Another secret that is often overlooked: If at all possible, have your spouse work in the business with you for at least three or four weeks per year. If for any reason you are not available to run the business during a period of protracted illness or other emergency,
your spouse will have already become familiar with the people and situations connected to your business. If your spouse is acquainted with your attorney, accountant, consultants, creditors, and your major suppliers, he/she will be able to fill-in for you when you most need it. The long-term advantages of having your spouse work
several weeks per year in your business will greatly outweigh the short-term inconvenience to either one of you.

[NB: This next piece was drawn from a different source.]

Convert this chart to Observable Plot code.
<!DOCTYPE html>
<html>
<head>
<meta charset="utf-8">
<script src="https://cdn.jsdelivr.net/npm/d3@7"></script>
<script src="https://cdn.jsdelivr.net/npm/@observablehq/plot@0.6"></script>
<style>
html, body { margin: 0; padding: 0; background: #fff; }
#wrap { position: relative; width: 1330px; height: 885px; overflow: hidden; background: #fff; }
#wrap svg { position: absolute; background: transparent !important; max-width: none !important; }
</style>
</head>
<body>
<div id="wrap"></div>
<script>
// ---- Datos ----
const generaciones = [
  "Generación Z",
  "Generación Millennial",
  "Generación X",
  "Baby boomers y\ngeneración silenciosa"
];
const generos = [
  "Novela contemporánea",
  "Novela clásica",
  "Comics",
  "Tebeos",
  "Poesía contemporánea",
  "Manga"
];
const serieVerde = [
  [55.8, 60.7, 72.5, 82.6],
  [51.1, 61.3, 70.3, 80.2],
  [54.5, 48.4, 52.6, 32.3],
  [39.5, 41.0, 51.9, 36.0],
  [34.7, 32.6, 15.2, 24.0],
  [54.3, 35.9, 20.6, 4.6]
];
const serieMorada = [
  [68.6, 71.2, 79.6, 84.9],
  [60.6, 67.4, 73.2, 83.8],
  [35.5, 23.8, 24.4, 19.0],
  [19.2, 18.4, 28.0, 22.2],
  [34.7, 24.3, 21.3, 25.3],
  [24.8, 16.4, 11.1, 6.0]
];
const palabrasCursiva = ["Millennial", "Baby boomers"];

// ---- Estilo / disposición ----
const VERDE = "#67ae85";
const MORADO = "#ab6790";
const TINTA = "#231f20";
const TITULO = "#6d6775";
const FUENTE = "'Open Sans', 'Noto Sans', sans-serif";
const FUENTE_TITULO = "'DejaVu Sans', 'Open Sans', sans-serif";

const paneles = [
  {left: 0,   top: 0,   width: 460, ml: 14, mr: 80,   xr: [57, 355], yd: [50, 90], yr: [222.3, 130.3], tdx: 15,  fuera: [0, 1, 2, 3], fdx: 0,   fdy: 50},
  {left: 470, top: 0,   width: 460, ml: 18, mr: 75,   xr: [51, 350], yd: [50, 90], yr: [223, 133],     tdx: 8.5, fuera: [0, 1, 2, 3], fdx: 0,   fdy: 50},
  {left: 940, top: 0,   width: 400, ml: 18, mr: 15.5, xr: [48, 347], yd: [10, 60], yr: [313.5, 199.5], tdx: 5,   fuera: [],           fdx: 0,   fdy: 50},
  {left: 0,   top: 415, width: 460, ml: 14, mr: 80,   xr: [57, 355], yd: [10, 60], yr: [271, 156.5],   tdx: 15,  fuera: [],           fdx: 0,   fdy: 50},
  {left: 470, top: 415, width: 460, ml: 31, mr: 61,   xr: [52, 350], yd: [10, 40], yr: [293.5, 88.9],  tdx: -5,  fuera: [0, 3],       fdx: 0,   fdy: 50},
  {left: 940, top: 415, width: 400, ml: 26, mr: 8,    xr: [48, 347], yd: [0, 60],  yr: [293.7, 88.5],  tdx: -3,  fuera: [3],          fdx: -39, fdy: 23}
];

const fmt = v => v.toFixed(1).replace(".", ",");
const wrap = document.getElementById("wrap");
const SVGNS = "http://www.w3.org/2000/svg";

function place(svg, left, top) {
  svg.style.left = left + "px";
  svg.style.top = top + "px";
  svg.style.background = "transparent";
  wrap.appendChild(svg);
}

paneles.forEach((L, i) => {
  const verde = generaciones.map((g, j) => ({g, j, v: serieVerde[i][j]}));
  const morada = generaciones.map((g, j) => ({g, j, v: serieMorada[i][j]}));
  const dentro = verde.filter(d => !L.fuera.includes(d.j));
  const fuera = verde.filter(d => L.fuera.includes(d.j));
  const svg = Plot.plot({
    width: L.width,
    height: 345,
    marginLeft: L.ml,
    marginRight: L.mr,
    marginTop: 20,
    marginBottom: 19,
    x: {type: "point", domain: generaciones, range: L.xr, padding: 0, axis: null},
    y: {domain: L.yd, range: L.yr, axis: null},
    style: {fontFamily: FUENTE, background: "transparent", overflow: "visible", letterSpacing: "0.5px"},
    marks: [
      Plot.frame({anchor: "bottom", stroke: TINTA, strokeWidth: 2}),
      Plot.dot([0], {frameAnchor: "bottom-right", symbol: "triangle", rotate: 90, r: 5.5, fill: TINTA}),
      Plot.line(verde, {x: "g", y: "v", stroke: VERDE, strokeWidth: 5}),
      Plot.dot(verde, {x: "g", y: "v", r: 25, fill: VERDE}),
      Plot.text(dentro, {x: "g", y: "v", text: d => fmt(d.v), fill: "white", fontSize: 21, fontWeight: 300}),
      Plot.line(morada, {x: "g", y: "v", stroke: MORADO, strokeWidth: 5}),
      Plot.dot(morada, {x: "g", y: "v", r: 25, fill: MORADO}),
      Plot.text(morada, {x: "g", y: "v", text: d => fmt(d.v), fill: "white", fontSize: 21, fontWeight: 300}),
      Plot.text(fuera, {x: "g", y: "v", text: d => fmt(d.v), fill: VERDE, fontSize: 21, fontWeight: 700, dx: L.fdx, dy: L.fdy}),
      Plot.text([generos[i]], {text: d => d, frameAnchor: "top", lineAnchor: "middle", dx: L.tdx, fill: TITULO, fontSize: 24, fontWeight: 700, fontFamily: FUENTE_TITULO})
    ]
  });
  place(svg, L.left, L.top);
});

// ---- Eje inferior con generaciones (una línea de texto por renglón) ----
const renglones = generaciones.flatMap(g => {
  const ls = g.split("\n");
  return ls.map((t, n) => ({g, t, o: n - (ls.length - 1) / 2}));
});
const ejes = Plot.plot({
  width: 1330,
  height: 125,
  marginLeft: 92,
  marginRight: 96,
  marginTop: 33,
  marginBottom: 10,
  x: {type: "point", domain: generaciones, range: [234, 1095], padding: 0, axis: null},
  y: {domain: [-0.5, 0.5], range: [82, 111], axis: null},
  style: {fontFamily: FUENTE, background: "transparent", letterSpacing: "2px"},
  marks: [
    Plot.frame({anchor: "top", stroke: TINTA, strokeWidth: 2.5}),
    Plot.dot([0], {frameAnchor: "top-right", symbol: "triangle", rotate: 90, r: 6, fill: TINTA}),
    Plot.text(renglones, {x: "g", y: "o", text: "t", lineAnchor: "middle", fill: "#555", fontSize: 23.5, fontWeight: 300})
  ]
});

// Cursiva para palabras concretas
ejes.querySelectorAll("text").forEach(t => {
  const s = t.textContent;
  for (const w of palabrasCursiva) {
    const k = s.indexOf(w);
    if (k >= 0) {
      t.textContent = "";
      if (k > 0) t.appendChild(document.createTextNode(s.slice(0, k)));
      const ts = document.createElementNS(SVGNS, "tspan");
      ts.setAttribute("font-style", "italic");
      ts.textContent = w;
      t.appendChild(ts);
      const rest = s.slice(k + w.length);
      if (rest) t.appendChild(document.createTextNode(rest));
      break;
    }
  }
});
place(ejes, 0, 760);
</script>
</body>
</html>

As often as possible, take advantage of any free business counseling available to you. The Small Business Administration publishes many excellent booklets, checklists, and brochures on a large variety of businesses. These publications are available free or for a minimal charge through the U.S. Government Printing Office. Most local universities
and many private organizations hold seminars at minimal cost or without charge. You should also take advantage of any services offered by your bank and local library.

The most important aspect of running a small business is to know precisely the direction in which you're heading. Determine on a day-to-day basis your progress toward your goals. Always be aware of what your competitors are doing, and practice careful money management at all times. All this will prepare you to recognize potential problems before they arise.

Small business survival is based upon knowledge. Knowing in advance any possible pitfalls along the way will better prepare you to meet the various challenges that face an entrepreneur. Seeking the advice of knowledgeable counsel, whatever the field, will help you develop a winning plan and become a success. Seize the opportunity. As the old saying goes, "A journey of a thousand miles begins with a single step." Take that step toward your future now!